The demonstration continued with a simulated medical helicopter flying at 500 ft being displayed at the controller position (supposedly because it was tracked by SSR). The controller used this information to instruct the helicopter to keep away from the drone, increasing the safety of the operation.

Finally the area was supposedly under surveillance by a non-cooperative surveillance system using PSR plus detection of sound and frequency emissions to prevent airspace infringements by other drones.

The demonstration ended with the operation being performed successfully but many questions seem to remain unsolved. The following is a summary of the main issues that seem to be unsolved:

The concept of geofencing is often mentioned as a way to solve infringements but the way it was implemented  in the demonstration does not provide anything new.
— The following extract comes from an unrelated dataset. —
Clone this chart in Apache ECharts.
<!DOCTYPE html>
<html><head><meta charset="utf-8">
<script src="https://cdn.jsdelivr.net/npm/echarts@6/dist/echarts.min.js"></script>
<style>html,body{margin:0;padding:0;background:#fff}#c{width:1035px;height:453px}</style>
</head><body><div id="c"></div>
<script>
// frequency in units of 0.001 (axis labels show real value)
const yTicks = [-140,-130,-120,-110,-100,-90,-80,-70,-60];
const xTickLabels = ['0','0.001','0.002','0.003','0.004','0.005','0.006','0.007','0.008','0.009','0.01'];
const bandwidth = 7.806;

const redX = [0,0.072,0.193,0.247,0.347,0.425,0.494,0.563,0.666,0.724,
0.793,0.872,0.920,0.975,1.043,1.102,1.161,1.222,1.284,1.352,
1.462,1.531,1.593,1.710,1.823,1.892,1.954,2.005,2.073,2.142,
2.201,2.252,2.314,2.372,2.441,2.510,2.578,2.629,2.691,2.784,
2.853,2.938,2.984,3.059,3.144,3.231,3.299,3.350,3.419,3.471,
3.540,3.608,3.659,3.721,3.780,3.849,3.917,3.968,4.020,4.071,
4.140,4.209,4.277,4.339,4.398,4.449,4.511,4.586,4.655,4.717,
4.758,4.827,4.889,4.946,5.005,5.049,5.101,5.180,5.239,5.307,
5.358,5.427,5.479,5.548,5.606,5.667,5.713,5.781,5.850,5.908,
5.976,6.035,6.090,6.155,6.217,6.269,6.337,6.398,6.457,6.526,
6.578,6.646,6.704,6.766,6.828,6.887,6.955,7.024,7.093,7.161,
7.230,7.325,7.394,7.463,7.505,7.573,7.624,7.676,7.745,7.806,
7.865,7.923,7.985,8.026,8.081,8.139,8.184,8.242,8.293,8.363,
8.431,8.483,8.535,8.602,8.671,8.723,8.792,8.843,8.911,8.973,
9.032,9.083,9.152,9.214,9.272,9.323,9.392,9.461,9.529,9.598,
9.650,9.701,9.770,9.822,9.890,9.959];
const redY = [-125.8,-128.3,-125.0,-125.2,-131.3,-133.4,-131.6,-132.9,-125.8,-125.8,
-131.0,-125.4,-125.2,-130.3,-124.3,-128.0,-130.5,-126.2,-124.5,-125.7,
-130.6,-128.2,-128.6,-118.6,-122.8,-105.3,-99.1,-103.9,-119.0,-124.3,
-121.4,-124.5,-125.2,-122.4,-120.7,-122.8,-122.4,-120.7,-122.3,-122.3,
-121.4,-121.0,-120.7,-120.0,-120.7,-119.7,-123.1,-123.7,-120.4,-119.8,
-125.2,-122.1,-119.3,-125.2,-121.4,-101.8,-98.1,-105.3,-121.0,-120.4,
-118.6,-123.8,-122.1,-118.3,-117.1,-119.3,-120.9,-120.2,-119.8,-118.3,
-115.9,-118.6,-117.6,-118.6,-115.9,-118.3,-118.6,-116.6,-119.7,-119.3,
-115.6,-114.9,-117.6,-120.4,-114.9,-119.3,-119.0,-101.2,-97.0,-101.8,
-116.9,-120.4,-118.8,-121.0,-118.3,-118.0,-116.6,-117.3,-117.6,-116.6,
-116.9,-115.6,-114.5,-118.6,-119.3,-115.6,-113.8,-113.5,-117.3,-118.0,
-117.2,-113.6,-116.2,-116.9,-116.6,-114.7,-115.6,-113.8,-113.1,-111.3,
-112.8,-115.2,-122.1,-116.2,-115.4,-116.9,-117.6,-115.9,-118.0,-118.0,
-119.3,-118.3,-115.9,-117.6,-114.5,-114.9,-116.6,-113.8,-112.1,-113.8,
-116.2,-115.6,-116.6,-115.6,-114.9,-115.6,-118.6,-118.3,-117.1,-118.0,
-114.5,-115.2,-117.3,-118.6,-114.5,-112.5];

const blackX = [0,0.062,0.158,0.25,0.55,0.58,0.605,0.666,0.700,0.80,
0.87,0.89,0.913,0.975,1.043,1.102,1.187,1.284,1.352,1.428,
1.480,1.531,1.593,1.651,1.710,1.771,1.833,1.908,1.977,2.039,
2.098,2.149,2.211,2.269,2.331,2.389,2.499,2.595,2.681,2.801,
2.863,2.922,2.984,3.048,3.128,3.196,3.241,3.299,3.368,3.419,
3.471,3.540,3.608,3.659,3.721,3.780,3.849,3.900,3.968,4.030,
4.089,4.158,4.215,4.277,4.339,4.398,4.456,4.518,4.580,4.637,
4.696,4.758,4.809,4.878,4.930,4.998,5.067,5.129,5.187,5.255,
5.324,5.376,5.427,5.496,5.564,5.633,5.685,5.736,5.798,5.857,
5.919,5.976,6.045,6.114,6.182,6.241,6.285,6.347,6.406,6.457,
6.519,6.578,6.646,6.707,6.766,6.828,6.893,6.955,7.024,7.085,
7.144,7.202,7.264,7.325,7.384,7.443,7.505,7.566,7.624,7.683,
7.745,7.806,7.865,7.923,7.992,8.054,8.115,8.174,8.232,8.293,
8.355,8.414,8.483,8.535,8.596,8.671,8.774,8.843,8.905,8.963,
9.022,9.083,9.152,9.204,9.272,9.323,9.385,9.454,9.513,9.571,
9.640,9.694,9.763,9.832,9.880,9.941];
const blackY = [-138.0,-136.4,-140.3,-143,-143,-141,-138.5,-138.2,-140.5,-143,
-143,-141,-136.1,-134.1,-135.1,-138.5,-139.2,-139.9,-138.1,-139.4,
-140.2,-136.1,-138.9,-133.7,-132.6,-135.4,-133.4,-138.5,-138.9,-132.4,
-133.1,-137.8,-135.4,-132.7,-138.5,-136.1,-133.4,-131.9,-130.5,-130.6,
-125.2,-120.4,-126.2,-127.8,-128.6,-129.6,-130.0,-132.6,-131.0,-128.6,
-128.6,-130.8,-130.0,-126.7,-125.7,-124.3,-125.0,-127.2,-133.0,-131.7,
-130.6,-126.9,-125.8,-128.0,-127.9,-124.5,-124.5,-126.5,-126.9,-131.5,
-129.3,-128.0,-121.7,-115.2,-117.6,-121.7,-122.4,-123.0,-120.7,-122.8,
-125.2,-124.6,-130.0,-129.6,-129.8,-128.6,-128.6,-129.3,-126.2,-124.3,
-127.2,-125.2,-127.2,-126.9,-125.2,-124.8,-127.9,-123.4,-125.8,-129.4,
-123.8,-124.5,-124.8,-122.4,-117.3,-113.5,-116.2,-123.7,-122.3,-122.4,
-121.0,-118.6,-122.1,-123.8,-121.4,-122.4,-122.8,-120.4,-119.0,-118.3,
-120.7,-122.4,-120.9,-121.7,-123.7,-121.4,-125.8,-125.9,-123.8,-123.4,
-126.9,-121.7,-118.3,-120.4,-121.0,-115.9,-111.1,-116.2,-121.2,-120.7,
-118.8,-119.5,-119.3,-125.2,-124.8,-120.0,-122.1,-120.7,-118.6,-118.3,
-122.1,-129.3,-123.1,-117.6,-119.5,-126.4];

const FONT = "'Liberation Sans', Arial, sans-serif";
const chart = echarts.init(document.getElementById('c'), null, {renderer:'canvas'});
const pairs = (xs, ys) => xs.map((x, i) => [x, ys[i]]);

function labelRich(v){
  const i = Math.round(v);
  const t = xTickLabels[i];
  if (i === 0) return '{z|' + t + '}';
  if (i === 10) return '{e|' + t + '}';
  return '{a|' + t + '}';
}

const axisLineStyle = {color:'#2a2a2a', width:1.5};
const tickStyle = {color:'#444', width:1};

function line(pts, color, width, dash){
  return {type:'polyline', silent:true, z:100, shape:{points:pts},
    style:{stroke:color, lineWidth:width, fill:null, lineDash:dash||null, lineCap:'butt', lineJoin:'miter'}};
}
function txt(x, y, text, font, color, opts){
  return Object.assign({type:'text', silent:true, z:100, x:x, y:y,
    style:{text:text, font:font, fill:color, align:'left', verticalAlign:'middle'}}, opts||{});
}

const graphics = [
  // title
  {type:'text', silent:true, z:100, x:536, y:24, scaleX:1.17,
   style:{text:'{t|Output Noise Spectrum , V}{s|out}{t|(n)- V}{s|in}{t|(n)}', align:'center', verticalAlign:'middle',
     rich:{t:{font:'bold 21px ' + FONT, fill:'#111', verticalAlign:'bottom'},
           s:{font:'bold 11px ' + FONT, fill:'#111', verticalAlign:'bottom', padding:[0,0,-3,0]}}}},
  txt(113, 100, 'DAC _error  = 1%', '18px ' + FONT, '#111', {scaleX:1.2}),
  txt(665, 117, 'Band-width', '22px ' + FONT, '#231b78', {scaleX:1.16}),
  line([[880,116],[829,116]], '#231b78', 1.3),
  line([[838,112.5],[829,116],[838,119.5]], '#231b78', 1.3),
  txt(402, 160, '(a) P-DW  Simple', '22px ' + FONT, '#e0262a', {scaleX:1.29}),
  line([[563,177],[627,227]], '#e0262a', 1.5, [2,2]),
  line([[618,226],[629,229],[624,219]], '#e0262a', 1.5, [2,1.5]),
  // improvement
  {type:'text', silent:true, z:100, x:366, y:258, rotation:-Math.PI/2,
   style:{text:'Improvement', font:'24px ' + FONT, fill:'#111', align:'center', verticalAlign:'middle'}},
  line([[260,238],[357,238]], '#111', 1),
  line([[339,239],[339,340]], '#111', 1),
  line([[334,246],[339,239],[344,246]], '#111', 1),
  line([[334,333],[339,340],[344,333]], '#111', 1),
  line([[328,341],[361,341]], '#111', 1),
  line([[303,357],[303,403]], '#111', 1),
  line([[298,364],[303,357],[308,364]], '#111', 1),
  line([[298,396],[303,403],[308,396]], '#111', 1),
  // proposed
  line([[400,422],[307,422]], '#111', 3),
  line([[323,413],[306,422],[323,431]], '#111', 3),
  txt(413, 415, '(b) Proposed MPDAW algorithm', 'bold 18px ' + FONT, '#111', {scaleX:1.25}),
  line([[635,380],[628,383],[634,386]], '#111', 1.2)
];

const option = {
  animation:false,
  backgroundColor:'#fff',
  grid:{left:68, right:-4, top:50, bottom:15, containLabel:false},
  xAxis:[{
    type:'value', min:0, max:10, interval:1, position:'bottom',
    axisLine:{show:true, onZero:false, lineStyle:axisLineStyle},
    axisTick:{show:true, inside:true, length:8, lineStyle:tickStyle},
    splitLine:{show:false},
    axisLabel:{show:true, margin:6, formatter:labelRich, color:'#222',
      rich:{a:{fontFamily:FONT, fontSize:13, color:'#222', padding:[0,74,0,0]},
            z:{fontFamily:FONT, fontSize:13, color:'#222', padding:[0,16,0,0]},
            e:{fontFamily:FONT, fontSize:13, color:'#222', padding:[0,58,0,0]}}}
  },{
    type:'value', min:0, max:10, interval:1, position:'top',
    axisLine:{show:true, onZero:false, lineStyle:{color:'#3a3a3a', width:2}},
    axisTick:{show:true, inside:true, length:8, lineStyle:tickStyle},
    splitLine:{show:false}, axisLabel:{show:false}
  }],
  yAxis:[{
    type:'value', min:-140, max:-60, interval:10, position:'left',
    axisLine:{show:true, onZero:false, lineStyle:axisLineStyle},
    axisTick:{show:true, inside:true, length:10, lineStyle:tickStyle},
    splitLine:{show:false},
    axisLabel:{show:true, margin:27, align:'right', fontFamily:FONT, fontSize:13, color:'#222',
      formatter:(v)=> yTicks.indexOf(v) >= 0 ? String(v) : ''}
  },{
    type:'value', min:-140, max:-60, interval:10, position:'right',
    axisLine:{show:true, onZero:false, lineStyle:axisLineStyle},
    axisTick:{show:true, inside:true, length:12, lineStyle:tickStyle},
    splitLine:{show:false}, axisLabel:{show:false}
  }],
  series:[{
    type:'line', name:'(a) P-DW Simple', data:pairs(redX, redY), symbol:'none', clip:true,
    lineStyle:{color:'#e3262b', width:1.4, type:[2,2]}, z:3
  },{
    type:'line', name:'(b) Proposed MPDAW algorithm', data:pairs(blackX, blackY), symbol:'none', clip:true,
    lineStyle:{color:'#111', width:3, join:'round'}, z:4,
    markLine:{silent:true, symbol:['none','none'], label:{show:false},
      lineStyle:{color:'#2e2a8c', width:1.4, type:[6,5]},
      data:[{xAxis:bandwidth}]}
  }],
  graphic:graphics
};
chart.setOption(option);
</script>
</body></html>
Any pilot must know that aircraft  shall not  be flown over the  congested  areas of  cities, towns or  settlements or over an  open-air assembly of  persons, unless at such  a height as will permit, in the event of  an emergency  arising, a landing to  be made without undue hazard to persons or property on the surface. (ICAO Annex 2, paragraph 3.1.2). Annex 2 states also that the minimum altitude over such places is 1,000 ft unless necessary for take off or landing. An app reminding pilots where the towns, restricted areas or airports close to operations are located is fine but every pilot must check such information before starting the flight no matter the type of aircraft.

Dynamic geofencing seems more promising. The possibility to define almost instantly a restricted area clear of drones in case of necessity will certainly be welcome. But who is to define such areas? The CAA? The military? The police? Any of them? These questions are still unanswered.
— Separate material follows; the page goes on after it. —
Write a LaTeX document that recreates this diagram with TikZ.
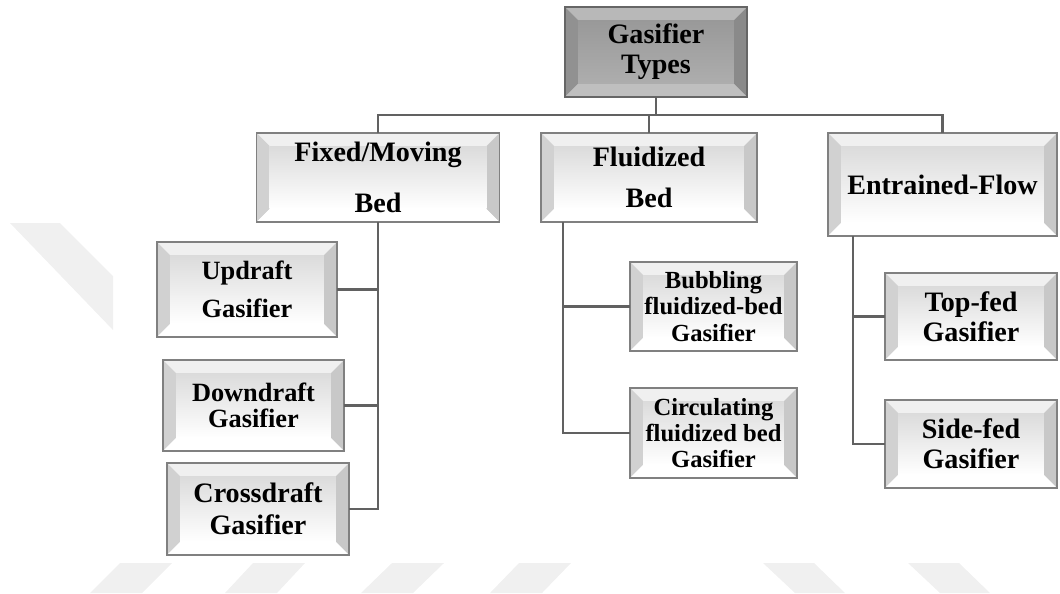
\documentclass[tikz,border=0pt]{standalone}
\usepackage{fontspec}
\setmainfont{Liberation Serif}
\usetikzlibrary{calc}
\definecolor{wmark}{gray}{0.94}
\tikzset{
  bevel/.style n args={6}{path picture={
      \coordinate (bsw) at (path picture bounding box.south west);
      \coordinate (bne) at (path picture bounding box.north east);
      \coordinate (isw) at ($(bsw)+(7.5pt,7.5pt)$);
      \coordinate (ine) at ($(bne)+(-7.5pt,-7.5pt)$);
      \fill[#1] (bsw |- bne) -- (bne) -- (ine) -- (isw |- ine) -- cycle;
      \fill[#2] (bsw) -- (bsw |- bne) -- (isw |- ine) -- (isw) -- cycle;
      \fill[#3] (bne) -- (bne |- bsw) -- (ine |- isw) -- (ine) -- cycle;
      \fill[#4] (bsw) -- (bne |- bsw) -- (ine |- isw) -- (isw) -- cycle;
      \shade[top color=#5, bottom color=#6] (isw) rectangle (ine);
    }},
  litebox/.style={draw=black!50, line width=0.9pt, inner sep=0pt, outer sep=0pt,
    align=center, font=\bfseries\fontsize{16}{17}\selectfont,
    bevel={gray!12}{gray!36}{gray!43}{white}{gray!28}{white}},
  darkbox/.style={litebox, draw=black!60,
    bevel={gray!56}{gray!86}{gray!92}{gray!50}{gray!80}{gray!64}},
  conn/.style={draw=black!62, line width=1.3pt}
}
\begin{document}
\begin{tikzpicture}[x=0.02cm, y=-0.02cm]
  \useasboundingbox (0,0) rectangle (1060,593);
  % watermark
  \fill[wmark] (10,223) -- (60,223) -- (113,276) -- (113,330) -- cycle;
  \foreach \a/\b in {120/90, 253/225, 392/361, 519/490}
    \fill[wmark] (\a,563) -- (\a+52,563) -- (\b+52,593) -- (\b,593) -- cycle;
  \foreach \a/\b in {763/795, 908/940}
    \fill[wmark] (\a,563) -- (\a+51,563) -- (\b+50,593) -- (\b,593) -- cycle;
  % top
  \node[darkbox, minimum width=3.64cm, minimum height=1.8cm] (types) at (656,52) {Gasifier\\Types};
  % main families
  \node[litebox, minimum width=4.86cm, minimum height=1.78cm] (fixed) at (378,177.5) {Fixed/Moving\\[12pt]Bed};
  \node[litebox, minimum width=4.32cm, minimum height=1.78cm] (fluid) at (649,177.5) {Fluidized\\[6pt]Bed};
  \node[litebox, minimum width=4.58cm, minimum height=2.06cm] (entr) at (942.5,184.5) {Entrained-Flow};
  % fixed bed types
  \node[litebox, font=\bfseries\fontsize{15}{17}\selectfont, minimum width=3.6cm, minimum height=1.9cm] (updraft) at (247,289.5) {Updraft\\[5pt]Gasifier};
  \node[litebox, font=\bfseries\fontsize{15}{15}\selectfont, minimum width=3.62cm, minimum height=1.82cm] (down) at (253.5,405.5) {Downdraft\\Gasifier};
  \node[litebox, font=\bfseries\fontsize{16}{18}\selectfont, minimum width=3.64cm, minimum height=1.84cm] (cross) at (258,509) {Crossdraft\\Gasifier};
  % fluidized bed types
  \node[litebox, font=\bfseries\fontsize{14}{15}\selectfont, minimum width=3.34cm, minimum height=1.78cm] (bubb) at (713.5,306.5) {Bubbling\\fluidized-bed\\Gasifier};
  \node[litebox, font=\bfseries\fontsize{14}{15}\selectfont, minimum width=3.34cm, minimum height=1.8cm] (circ) at (713.5,433) {Circulating\\fluidized bed\\Gasifier};
  % entrained flow types
  \node[litebox, minimum width=3.44cm, minimum height=1.74cm] (topfed) at (971,316.5) {Top-fed\\Gasifier};
  \node[litebox, minimum width=3.44cm, minimum height=1.76cm] (sidefed) at (971,444) {Side-fed\\Gasifier};
  % connectors
  \coordinate (bus) at ($(types.south)+(0,18)$);
  \draw[conn] (types.south) -- (bus);
  \draw[conn] (fixed.north) |- (bus) -| (entr.north);
  \draw[conn] (fluid.north) -- (fluid.north |- bus);
  \draw[conn] (fixed.south) |- (cross.east);
  \draw[conn] (updraft.east) -- (updraft.east -| fixed.south);
  \draw[conn] (down.east) -- (down.east -| fixed.south);
  \coordinate (ftrunk) at ($(fluid.south west)+(22,0)$);
  \draw[conn] (ftrunk) |- (circ.west);
  \draw[conn] (bubb.west) -- (bubb.west -| ftrunk);
  \coordinate (etrunk) at ($(entr.south west)+(25,0)$);
  \draw[conn] (etrunk) |- (sidefed.west);
  \draw[conn] (topfed.west) -- (topfed.west -| etrunk);
\end{tikzpicture}
\end{document}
Providing information about restricted areas to drone operators is positive but there is still the issue of non-professional operators flying recreational drones with little training (if any) and no flight plan at all. Geofencing as demonstrated is a good step in the direction of allowing professional operations but the possibility to use technology to force drones to avoid restricted areas in order to prevent infringements is still not developed.

Drones are supposed to be separated of the rest of the traffic by keeping them at an altitude below 400 ft. Considering that the minimum altitude for VFR traffic is 500 ft it is inevitable to think about a meagre separation of 100 ft being enough to ensure safety. The way altitude is measured must also be considered: if a particular drone is using geometric altitude there may be a significant difference with the barometric altitude used by all manned aircraft.

Position information is also a source of concern. In a similar way to altitude, all aircraft providing horizontal position must comply with the same rules to ensure consistency. This means that an “ADS-B like” solution is not good enough but fully compliant ADS-B must be requested, especially if an ATCO or FISO has to provide information about a tiny device flying at less than a mile from a manned helicopter as happened during the demonstration.

But even if the drone carries a fully compliant ADS-B OUT system there is still the question of coverage. During the demonstration the drone was supposed to fly at less than 400 ft while the helicopter was supposed to be detected by SSR when flying at 500 ft. This would only happen with an extraordinary coverage. In reality, an aircraft flying at such a low altitude would only be detected in very specific areas like airports.

Finally, the demonstration was based in the provision of information to the helicopter in order to avoid the area in which a drone was operating. While successful from a safety perspective, a rescue helicopter failing to fulfill its mission due to a drone in the area is a failure even if a collision is averted. Drones are supposed to give way to manned aircraft and not the opposite. This is another reason to study how to force drones to avoid restricted areas.

The conclusion is that there are still many open questions even if the first demonstrations of UTM look promising. There is no doubt that drones will coexist with manned aircraft in a medium or even short term but the UTM concept is not mature enough to be implemented even if it is quickly moving forward.